Lesson 9: Byzantine Fault Tolerance

discussion thread
* The Byzantine Generals Problem
Lamport, 1982
* Practical Byzantine Fault Tolerance
Castro and Liskov, OSDI '99
* Making Byzantine Fault Tolerant Systems Tolerate Byzantine Faults
Clement, Wong, Alvisi, and Dahlin, NSDI '09

On readings: Recommended background readings are marked with (^) above. Optional historical or fun readings are marked with (*). If you feel comfortable with the topic already, you may skip these readings.

Notes

The slides from lecture can be found on Canvas.

Extending system models

In particular, we are worried about the Byzantine failure model, which is stronger than fail-stop or fail-recover. We talked briefly last time about the two generals problem and Byzantine generals.
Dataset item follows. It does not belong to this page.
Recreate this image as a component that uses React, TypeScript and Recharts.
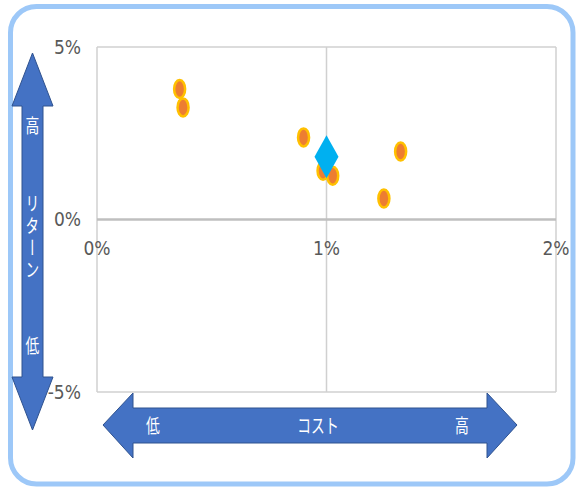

The latter is our focus today. Why do we need such a model? Primarily to be able to handle realities in the world:

Falied nodes or processes may fail in arbitrary (or malicious) ways:
- One of the nodes may be deploying an older version of the protocol, leading to weird behavior
- There could be a bug in one or more of the processes
- An attacker could have compromised one of the nodes These are all realistic problems that we need to handle to properly handle faults. With the Byzantine failure model, any node behavior is possible, and nodes can fail in arbitrary ways. This is why this is the strongest failure model.
We may want to operate a distributed system in the presence of untrusted nodes. This was not true when using Raft or Paxos for consensus. A notable example of where we’d want this is some blockchain-based platforms.

In general, we may want to have a system with dynamic membership, in the sense that new nodes could join the system at any time. This is something we’d want for, e.g. cryptocurrency blockchains, but something we will ignore here, as they will require different forms of consensus algorithms.